Where a defendant can show an actual subjective expectation of privacy in the place searched (or object seized) and that the expectation of privacy is one that society is prepared to recognize as reasonable, the government must have a warrant supported by probable cause before executing a search. The guidelines for obtaining search warrants are found in both statutes and case law. The most important requirement is whether the police have probable cause.
Other, more technical, guidelines appear in Conn. Gen. Stat. § 54-33c. Upon the serving of a warrant, if the officer believes that the subject of the warrant is on the person, that officer may then search the person. Conn. Gen. Stat. § 54-33b. Get the information that you need on search warrants here.
Unlike federal courts, the Connecticut state Constitution does not allow for a good faith exception to the warrant requirement. If a warrant is facially defective, the evidence cannot be admitted under the “good faith” exception under State vs. Marsala, 216 Conn. 150 (1990).
Interfering with a search pursuant to a warrant is a very serious crime. Also, if you are found guilty of this crime, you could face up to one year in jail. You also face a $1,000 fine under Conn. Gen. Stat. § 54-33d. If you interfere with a deadly or dangerous weapon, the stakes then get even higher. You face up to ten years in jail and a $10,000 fine. These penalties exist according to Conn. Gen. Stat. § 54-33d. Destroying the object of the warrant either before, during, or after the search is also a crime. For this, you could face up to one year in jail and a $1,000 fine under Conn. Gen. Stat. § 54-33e.
Searches of Homes
In order to search your home, without exigent circumstances, the police need a warrant supported by probable cause, and the warrant must be signed by a neutral and detached magistrate. See State vs. Browne, 104 Conn. App. 314, 340-41 (2007).

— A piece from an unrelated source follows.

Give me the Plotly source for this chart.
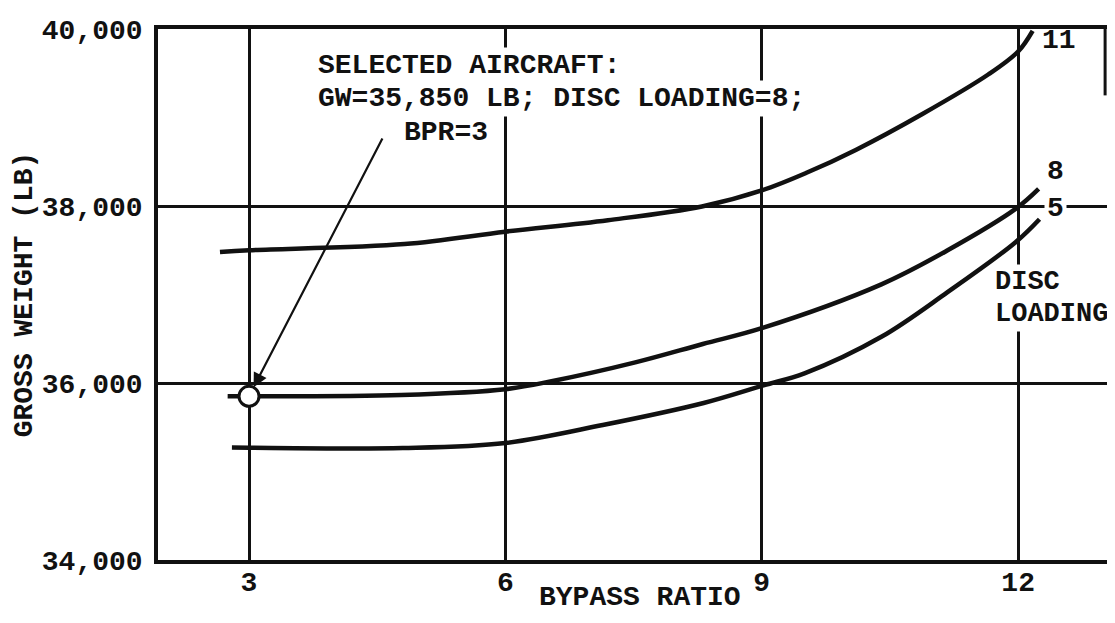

If the officers executing the warrant think that someone else is in the house and that the individual poses a danger, or if the officers believe there may be weapons in the areas immediately adjoining where the defendant is arrested, they may search those areas even if the warrant does not authorize it. In State vs. Williams, 110 Conn. App. 329 (2008), the Connecticut Appellate court held that where officers possess a reasonable belief that there is danger to those at the arrest scene, the officers may engage in a limited search of the individual posing a threat. The limited search is restricted to those areas where an individual could be hiding (e.g. cannot be in a drawer).
Officers may also legally search for weapons in areas immediately adjoining where the defendant is arrested, even if he has already been handcuffed. This exception is important because if the officer is lawfully present, anything they can observe in plain view, which is immediately recognizable as contraband (i.e. drugs or weapons) may be lawfully seized.
Searches of Someone Else’s Home
If you are arrested as a result of a warrant issued to search someone else’s home, the ability to suppress the search depends on your “expectation of privacy,” in that home. If you have an expectation of privacy for the area searched then you may in fact have standing to challenge the search. To have standing to suppress evidence seized in the search of someone else’s home, the defendant will have to show that they possessed an expectation of privacy in that home.
Some case law will do well to illustrate the issue of standing. In State vs. Riddick, 207 Conn. 323 (1988), the court ruled that a son or a daughter has a reasonable expectation of privacy in their parent’s home if they are staying there temporarily or living there. This also applies to grandchildren. In the Supreme Court case Minnesosta vs. Olson, 495 US 191 (1990), an overnight guest who did not have a key and was never alone in the home was nonetheless held to have standing to challenge his warrantless arrest, which occurred in someone else’s home.